Buildings in many Nova Scotia communities tend to overlook the sea.
But the building’s owners can no longer overlook the relentless onslaught of the rising and surging water.
“Recently, we hit the 40-year anniversary of the first scientist ringing the bell on sea level rise,” said Peter Bigelow, planning director with Develop Nova Scotia, the Crown corporation formerly known as Waterfront Development.
“We see it every day, not just sea level rise but climate change, in higher frequency of storms, getting higher water levels.”
Bigelow said a Jan. 15 winter storm churned up downtown Halifax sea levels, creeping to within about 30 centimetres of the level reached during hurricane Juan in September 2003.
“We’ve seen those levels way more consistently than we have in the past,” Bigelow said. “We are just looking at it from how high it comes up on our wharfs. It’s definitely a concern but it is going to require collective action, a collective strategy. That comes from a number of levels of government and a number of agencies.”

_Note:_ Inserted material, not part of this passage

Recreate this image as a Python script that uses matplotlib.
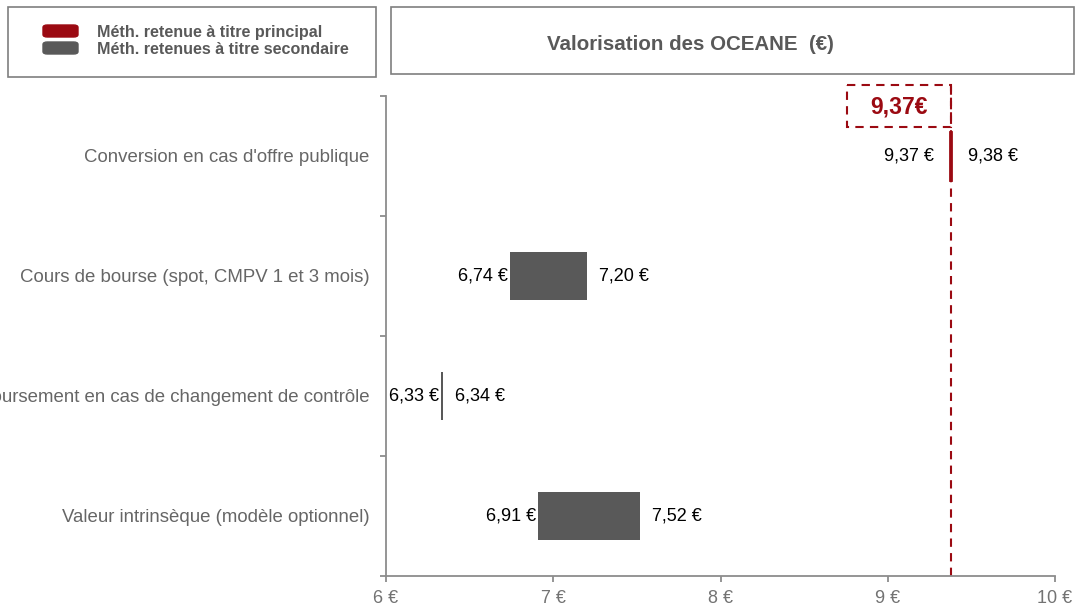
import numpy as np
import matplotlib.pyplot as plt
from matplotlib.patches import Rectangle, FancyBboxPatch

plt.rcParams['font.family'] = ['Liberation Sans', 'DejaVu Sans']

# data
categories = ["Conversion en cas d'offre publique",
              "Cours de bourse (spot, CMPV 1 et 3 mois)",
              "Remboursement en cas de changement de contrôle",
              "Valeur intrinsèque (modèle optionnel)"]
low_values = [9.37, 6.74, 6.33, 6.91]
high_values = [9.38, 7.20, 6.34, 7.52]
is_principal = [True, False, False, False]
retained_value = 9.37
x_ticks = [6, 7, 8, 9, 10]

red = '#9b0a12'
dark_gray = '#595959'
text_gray = '#666666'
axis_gray = '#8c8c8c'


def euro(v):
    return f"{v:.2f}".replace('.', ',') + " €"


fig = plt.figure(figsize=(10.81, 6.07), dpi=100)
ax = fig.add_axes([386 / 1081, 31 / 607, 669 / 1081, 480 / 607])

y = np.arange(len(categories))
widths = np.array(high_values) - np.array(low_values)
colors = [red if p else dark_gray for p in is_principal]

for yi, lo, w, c, p in zip(y, low_values, widths, colors, is_principal):
    ax.barh(yi, w, left=lo, height=0.4, color=c,
            edgecolor=c if p else 'none', linewidth=2 if p else 0, zorder=3)

for yi, lo, hi, p in zip(y, low_values, high_values, is_principal):
    left_gap = 11 if p else 1.5
    right_gap = 12 if p else 8.5
    ax.annotate(euro(lo), (lo, yi), xytext=(-left_gap, 0), textcoords='offset points',
                ha='right', va='center', fontsize=13, color='black')
    ax.annotate(euro(hi), (hi, yi), xytext=(right_gap, 0), textcoords='offset points',
                ha='left', va='center', fontsize=13, color='black')

ax.set_xlim(6, 10)
ax.set_ylim(3.5, -0.5)

# dashed line for the retained value
principal_hi = high_values[is_principal.index(True)]
ax.plot([principal_hi, principal_hi], [3.5, -0.59], linestyle=(0, (4, 3)),
        color=red, linewidth=1.5, clip_on=False, zorder=2)
box = Rectangle((8.755, -0.592), principal_hi - 8.755, 0.35, fill=False,
                edgecolor=red, linestyle=(0, (4, 3)), linewidth=1.5, clip_on=False)
ax.add_patch(box)
ax.text((8.755 + principal_hi) / 2, -0.405, euro(retained_value).replace(' ', ''),
        ha='center', va='center', fontsize=16.5, fontweight='bold', color=red)

# axes styling
for s in ['top', 'right']:
    ax.spines[s].set_visible(False)
for s in ['left', 'bottom']:
    ax.spines[s].set_color(axis_gray)
    ax.spines[s].set_linewidth(1.3)

ax.set_xticks(x_ticks)
ax.set_xticklabels([f"{t} €" for t in x_ticks])
ax.tick_params(axis='x', colors=axis_gray, labelcolor='#737373', labelsize=13,
               length=4, width=1.3, pad=6)

ax.set_yticks(np.arange(-0.5, len(categories), 1.0))
ax.set_yticklabels([])
ax.tick_params(axis='y', which='major', colors=axis_gray, length=4, width=1.3)
ax.set_yticks(y, minor=True)
ax.set_yticklabels(categories, minor=True)
ax.tick_params(axis='y', which='minor', length=0, pad=12, labelsize=13.4,
               labelcolor=text_gray)

# legend box
fig.patches.append(Rectangle((8 / 1081, 1 - 77 / 607), 368 / 1081, 70 / 607,
                             transform=fig.transFigure, fill=False,
                             edgecolor='#7f7f7f', linewidth=1.2))
for i, (c, lbl) in enumerate([(red, 'Méth. retenue à titre principal'),
                              (dark_gray, 'Méth. retenues à titre secondaire')]):
    yc = 31 + i * 17
    fig.patches.append(FancyBboxPatch((43 / 1081, 1 - (yc + 6) / 607), 35 / 1081, 12 / 607,
                                      boxstyle='round,pad=0,rounding_size=0.004',
                                      transform=fig.transFigure, color=c))
    fig.text(97 / 1081, 1 - (yc + 2) / 607, lbl, fontsize=11.6, fontweight='bold',
             color=dark_gray, ha='left', va='center')

# title box
fig.patches.append(Rectangle((391 / 1081, 1 - 74 / 607), 683 / 1081, 67 / 607,
                             transform=fig.transFigure, fill=False,
                             edgecolor='#7f7f7f', linewidth=1.2))
fig.text(690 / 1081, 1 - 44 / 607, 'Valorisation des OCEANE  (€)', fontsize=14.8,
         fontweight='bold', color=dark_gray, ha='center', va='center')

fig.savefig('out.png', dpi=100)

The Crown corporation owns properties on both sides of Halifax harbour, in Bedford and in Lunenburg.
“Our role is to facilitate economic development and sector growth by using these properties,” Bigelow said. The corporation doesn’t sell the land, it either holds onto it as an approved and held property or enters into long-term leases with developers to build on the properties.
Bigelow said there are a number of property owners on the Halifax waterfront, including National Defence, the port authority, Irving shipbuilding and other publicly and privately owned lots and buildings.

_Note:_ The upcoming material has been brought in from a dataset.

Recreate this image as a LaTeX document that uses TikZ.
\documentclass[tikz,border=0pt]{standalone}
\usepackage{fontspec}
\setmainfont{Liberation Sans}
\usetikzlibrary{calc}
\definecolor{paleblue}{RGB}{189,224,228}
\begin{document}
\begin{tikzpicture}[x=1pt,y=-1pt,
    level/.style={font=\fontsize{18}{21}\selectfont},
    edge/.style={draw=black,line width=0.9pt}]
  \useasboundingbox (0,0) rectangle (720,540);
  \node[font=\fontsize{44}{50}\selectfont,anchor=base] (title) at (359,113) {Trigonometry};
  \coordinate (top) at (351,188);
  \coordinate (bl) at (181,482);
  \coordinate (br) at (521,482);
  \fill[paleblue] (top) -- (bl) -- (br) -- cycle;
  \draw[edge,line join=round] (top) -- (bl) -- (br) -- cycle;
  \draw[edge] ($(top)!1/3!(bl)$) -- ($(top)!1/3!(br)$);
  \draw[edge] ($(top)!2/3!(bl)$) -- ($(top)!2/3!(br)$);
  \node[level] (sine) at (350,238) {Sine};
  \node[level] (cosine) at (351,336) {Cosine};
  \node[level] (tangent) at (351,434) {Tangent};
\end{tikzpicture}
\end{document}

Development projects have to go through the municipal planning process, he said, and the developer and the city are cognizant of rising sea levels and how that should direct the design of new waterfront buildings.
Such is the case with Armour Group and its Queen’s Marque development at the foot of George Street.

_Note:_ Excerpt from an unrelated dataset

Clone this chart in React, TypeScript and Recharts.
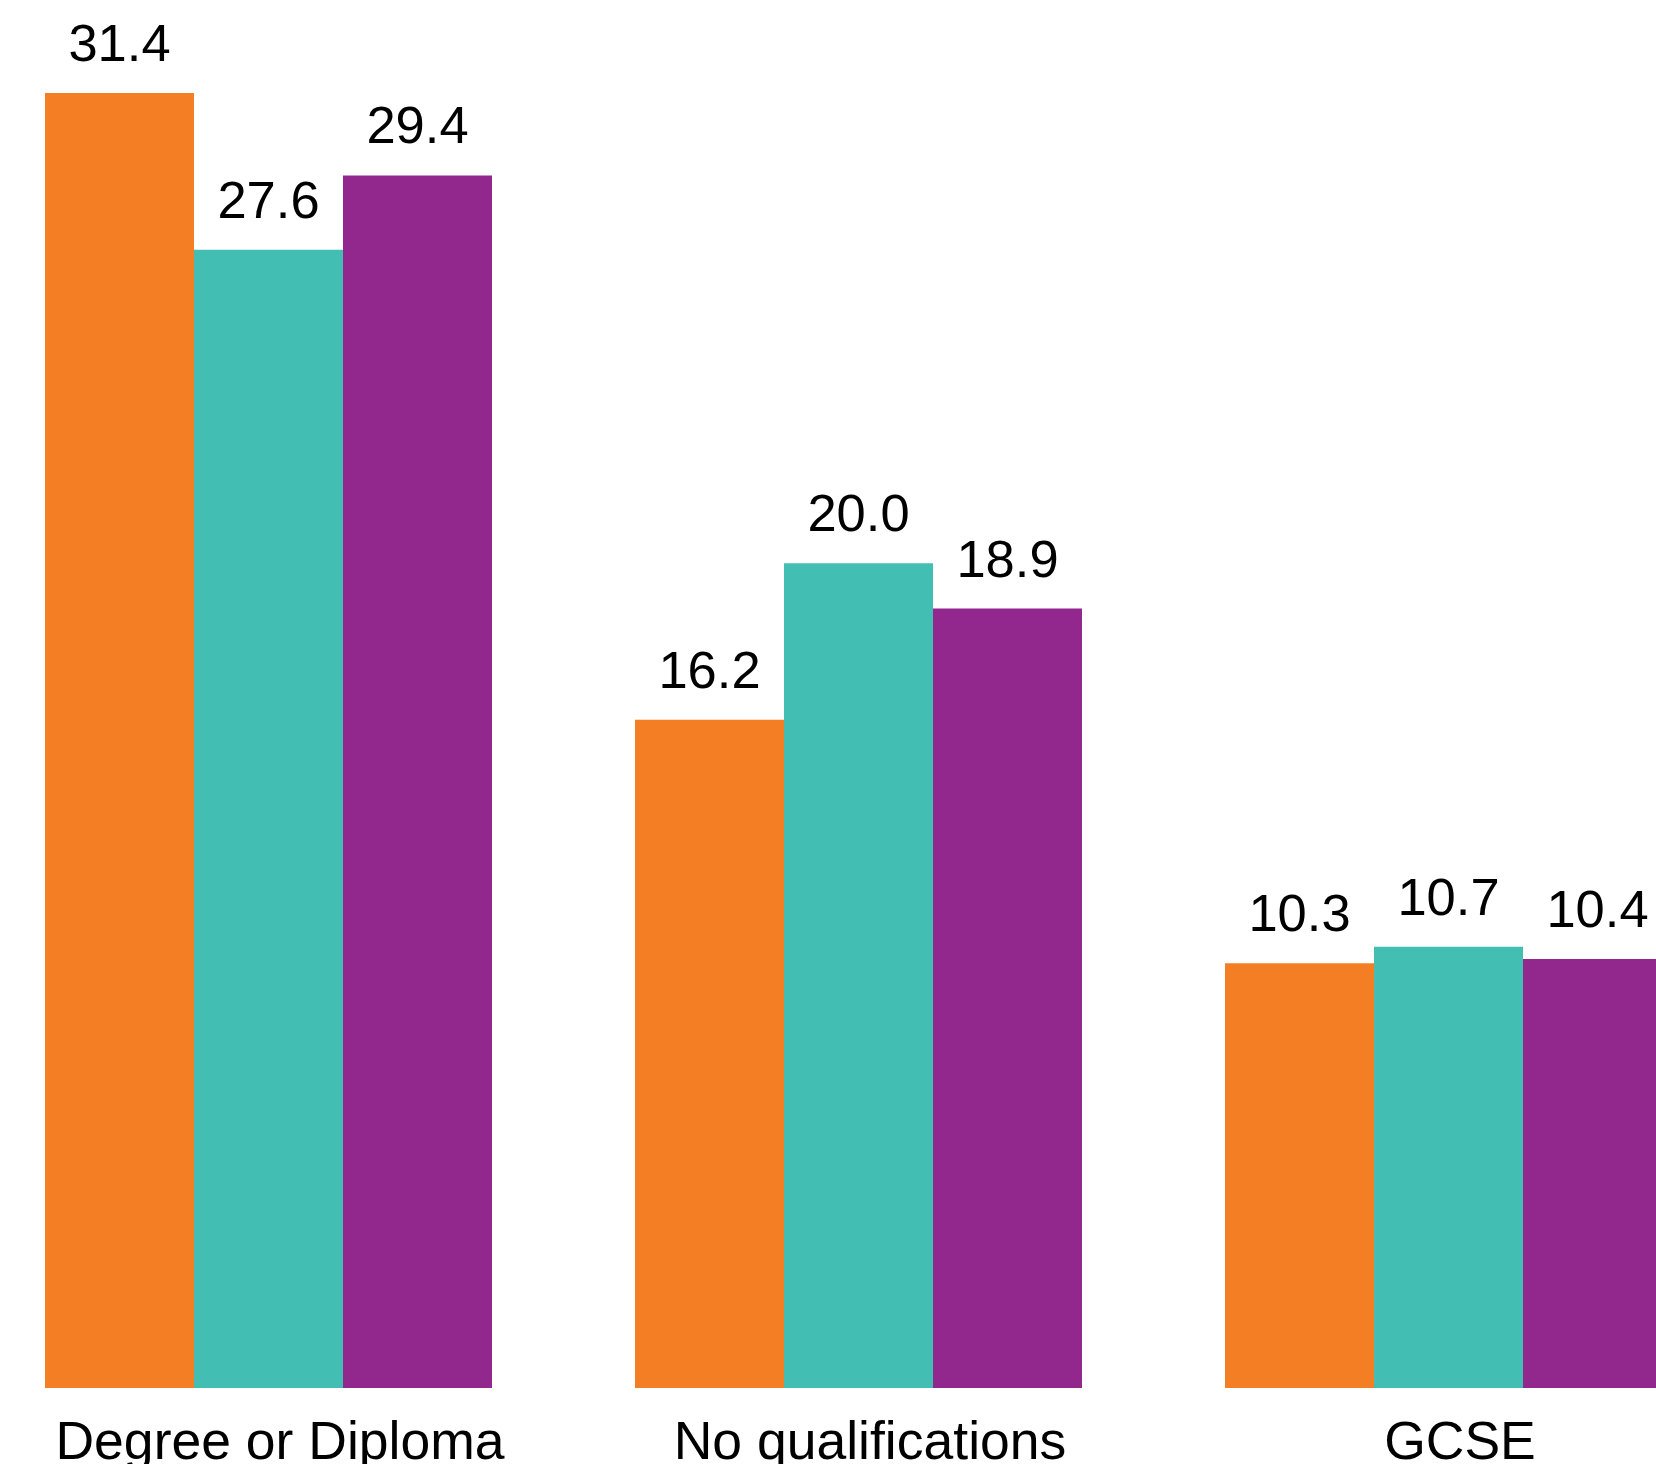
import React from "react";
import { BarChart, Bar, XAxis, YAxis, LabelList } from "recharts";

const categories = ["Degree or Diploma", "No qualifications", "GCSE"];
const seriesA = [31.4, 16.2, 10.3];
const seriesB = [27.6, 20.0, 10.7];
const seriesC = [29.4, 18.9, 10.4];

const colors = {
    a: "#F47E24",
    b: "#42BEB2",
    c: "#92278E",
};

const data = categories.map((name, i) => ({
    name,
    a: seriesA[i],
    b: seriesB[i],
    c: seriesC[i],
}));

const FONT = "'Liberation Sans', Arial, sans-serif";

const formatValue = (v: any) => Number(v).toFixed(1);

const labelStyle = { fill: "#000", fontSize: 52.5, fontFamily: FONT };

const App: React.FC = () => {
    return (
        <div style={{ position: "absolute", left: 0, top: 0, width: 1656, height: 1464, overflow: "hidden", background: "#fff" }}>
            <div style={{ position: "absolute", left: -27, top: 0 }}>
                <BarChart
                    width={1770}
                    height={1464}
                    data={data}
                    margin={{ top: 27, right: 0, bottom: 0, left: 0 }}
                    barGap={0}
                >
                    <XAxis
                        dataKey="name"
                        height={76}
                        axisLine={false}
                        tickLine={false}
                        tickSize={0}
                        tickMargin={33}
                        interval={0}
                        tick={{ fill: "#000", fontSize: 53.5, fontFamily: FONT, dx: 12 }}
                    />
                    <YAxis hide domain={[0, 33]} />
                    <Bar dataKey="a" fill={colors.a} barSize={149} isAnimationActive={false}>
                        <LabelList dataKey="a" position="top" offset={32} formatter={formatValue} style={labelStyle} />
                    </Bar>
                    <Bar dataKey="b" fill={colors.b} barSize={149} isAnimationActive={false}>
                        <LabelList dataKey="b" position="top" offset={32} formatter={formatValue} style={labelStyle} />
                    </Bar>
                    <Bar dataKey="c" fill={colors.c} barSize={149} isAnimationActive={false}>
                        <LabelList dataKey="c" position="top" offset={32} formatter={formatValue} style={labelStyle} />
                    </Bar>
                </BarChart>
            </div>
        </div>
    );
};

export default App;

“The developer for Queen’s Marque has signed a 100-year lease and pays a rent every year and that gives them the right to build their development, but also in return, two-thirds of the site is public open space and will be returned to us as public open space. They’ll own the building.”
Bigelow said the developer has done a lot to future-proof the building, which when completed next year will be the equivalent of 10 residential floors.
“It’s anticipated to outlast the anticipated impact of sea level rise over the next 100 years.”
The mixed commercial and residential design includes reinforced galvanized steel, a totally sealed underground parking structure, a commercial ground floor that will be higher than all the ground floors in surrounding buildings and a physical plant that will not be located on the ground floor.
Bigelow said the Crown corporation awaits the new flood mapping planned by Halifax Regional Municipality.
Flood-prone jurisdictions around the world mitigate the effect of rising waters by using flood barriers and protective marshes.
But some buildings or parts of them may need to be abandoned in future, Bigelow said.
“In places like Venice, they are all built on piles just like our buildings are. They have just had to abandon some of their ground floors but still maintain the building.
“As we are rehabilitating buildings, we are actually considering whether they need to be around for the next 100 years or not. It’s all about investment.”
Old wharfs and historical buildings weren’t constructed to cope with sea level rise, he said.
“We never really scratched our heads back 200 years ago when we put in those wharfs around Halifax Harbour or Lunenburg harbour and thought that we’d have to address these kinds of challenges. They were built for the day, they weren’t built forever. Sometimes, it’s about thinking where you want to make the stand and where you let things go. We don’t have those answers but we are looking at how we would explore those kinds of questions."